Everyone’s talking about AI in the boardroom, but the dirty secret is that most companies aren’t ready for it. Not because they lack the latest models or GPUs, but because their data is a mess.
Consumer AI tools are fast and flashy. But when you try to deploy AI at scale inside an enterprise, you quickly run into a problem: the data is fragmented, siloed, and often garbage. Bavesh Patel from Databricks puts it bluntly: “the quality of that AI and how effective that AI is, is really dependent on information in your organization.” If your data is locked away in legacy systems, SaaS silos, and disconnected formats, your AI will be terrible. That’s his word, not mine.

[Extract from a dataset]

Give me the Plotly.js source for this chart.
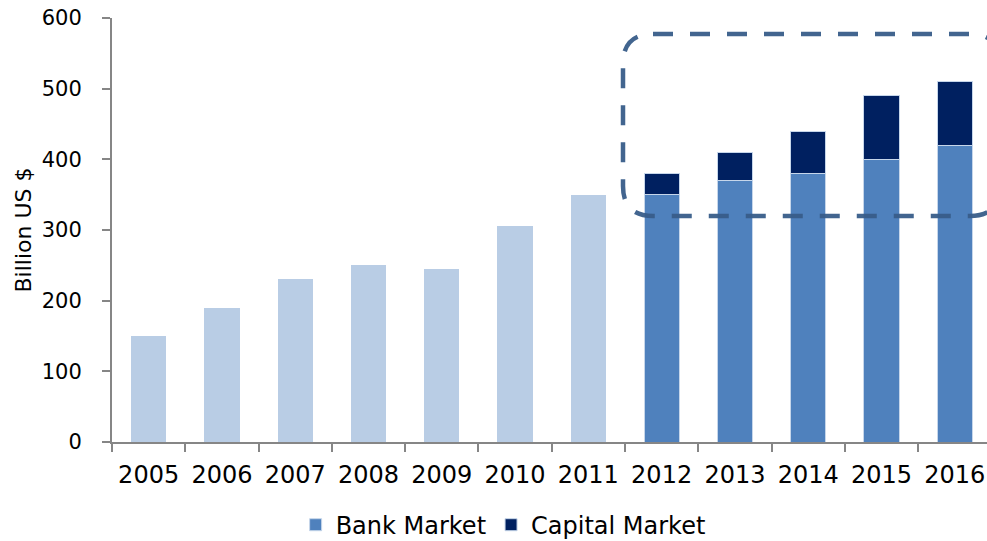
<!DOCTYPE html>
<html>
<head>
<meta charset="utf-8">
<script src="https://cdn.plot.ly/plotly-3.0.1.min.js"></script>
<style>html,body{margin:0;padding:0;background:#fff;}#chart{width:987px;height:541px;}</style>
</head>
<body>
<div id="chart"></div>
<script>
const years = ['2005','2006','2007','2008','2009','2010','2011','2012','2013','2014','2015','2016'];
const historical = [150, 190, 230, 250, 245, 305, 350, null, null, null, null, null];
const bankMarket = [null, null, null, null, null, null, null, 350, 370, 380, 400, 420];
const capitalMarket = [null, null, null, null, null, null, null, 30, 40, 60, 90, 90];
const yTicks = [0, 100, 200, 300, 400, 500, 600];

const W = 987, H = 541;
const M = {l: 112, r: 0, t: 18, b: 99, autoexpand: false};
const pw = W - M.l - M.r, ph = H - M.t - M.b;
function px(x){ return (x - M.l) / pw; }
function py(y){ return (H - M.b - y) / ph; }

// rounded dashed callout box (pixel geometry)
const box = {l: 623, r: 1000, t: 34, b: 216, rad: 30};
const bp = [
  'M', px(box.l + box.rad), py(box.t),
  'L', px(box.r - box.rad), py(box.t),
  'Q', px(box.r), py(box.t), px(box.r), py(box.t + box.rad),
  'L', px(box.r), py(box.b - box.rad),
  'Q', px(box.r), py(box.b), px(box.r - box.rad), py(box.b),
  'L', px(box.l + box.rad), py(box.b),
  'Q', px(box.l), py(box.b), px(box.l), py(box.b - box.rad),
  'L', px(box.l), py(box.t + box.rad),
  'Q', px(box.l), py(box.t), px(box.l + box.rad), py(box.t), 'Z'
];
let path = '';
for (let i = 0; i < bp.length; i++) {
  const v = bp[i];
  path += (typeof v === 'number') ? v.toFixed(5) + ((typeof bp[i+1] === 'number') ? ',' : ' ') : v;
}

const fam = '"DejaVu Sans", Verdana, sans-serif';
const font = {family: fam, size: 21, color: '#000'};
const xfont = {family: fam, size: 24, color: '#000'};
const lfont = {family: fam, size: 24, color: '#000'};

const traces = [
  {type: 'bar', x: years, y: historical, name: 'Historical', showlegend: false,
   marker: {color: '#b9cde5', line: {color: '#ffffff', width: 0}}},
  {type: 'bar', x: years, y: bankMarket, name: 'Bank Market',
   marker: {color: '#4f81bd', line: {color: '#c6d6ea', width: 1}}},
  {type: 'bar', x: years, y: capitalMarket, name: 'Capital Market',
   marker: {color: '#002060', line: {color: '#c6d6ea', width: 1}}}
];

const layout = {
  width: W, height: H,
  margin: M,
  paper_bgcolor: '#fff', plot_bgcolor: '#fff',
  barmode: 'stack', bargap: 0.52,
  font: font,
  showlegend: true,
  legend: {orientation: 'h', x: 0.447, xanchor: 'center', y: -0.196, yanchor: 'middle',
           font: lfont, traceorder: 'normal', bgcolor: 'rgba(0,0,0,0)'},
  xaxis: {type: 'category', range: [-0.5, 11.44], showgrid: false, zeroline: false, automargin: false,
          showline: true, linecolor: '#868686', linewidth: 2,
          ticks: 'outside', tickson: 'boundaries', ticklen: 8, tickcolor: '#868686', tickwidth: 2,
          tickfont: xfont, ticklabelstandoff: 10},
  yaxis: {range: [0, 600], tickvals: yTicks, ticktext: yTicks.map(String), showgrid: false, zeroline: false,
          automargin: false,
          showline: true, linecolor: '#868686', linewidth: 2,
          ticks: 'outside', ticklen: 8, tickcolor: '#868686', tickwidth: 2,
          tickfont: font, ticklabelstandoff: 16,
          title: {text: 'Billion US $', font: {family: fam, size: 22, color: '#000'}, standoff: 4}},
  shapes: [{type: 'path', xref: 'paper', yref: 'paper', path: path, layer: 'above',
            line: {color: '#385d8a', width: 4.5, dash: '20px,17px'}, opacity: 0.95}]
};

Plotly.newPlot('chart', traces, layout, {displayModeBar: false, staticPlot: true});
</script>
</body>
</html>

Patel argues that the real competitive differentiator for most organizations is their own data, plus whatever third-party data they can layer on top. But to get there, you need to consolidate everything into open formats, govern it properly, and make it accessible across teams. Without that foundation, you’re building on sand.
Rajan Padmanabhan from Infosys adds that enterprises need to tie AI initiatives directly to business metrics. Don’t treat AI as a science project. Use governance frameworks to figure out what’s actually delivering results and kill the rest quickly. That’s harder than it sounds, because everyone wants to play with the new toy.
One thing I found interesting: Patel talks about AI literacy with business users. They’re eager to understand how to think about AI, but they need help peeling back the layers. What are the building blocks? What does it take from a technology, training, and enablement standpoint? That’s a practical gap that vendors often gloss over.
Padmanabhan also notes a shift from systems of execution or engagement to “systems of action.” AI agents are evolving from copilots into autonomous operators that can manage workflows and transactions. That’s a big deal, but it only works if the data underneath is solid.
This episode was produced in partnership with Infosys Topaz, but the message is clear: the future of enterprise AI depends on whether companies can turn fragmented information into a strategic asset. If your data stack isn’t ready, no amount of AI hype will save you.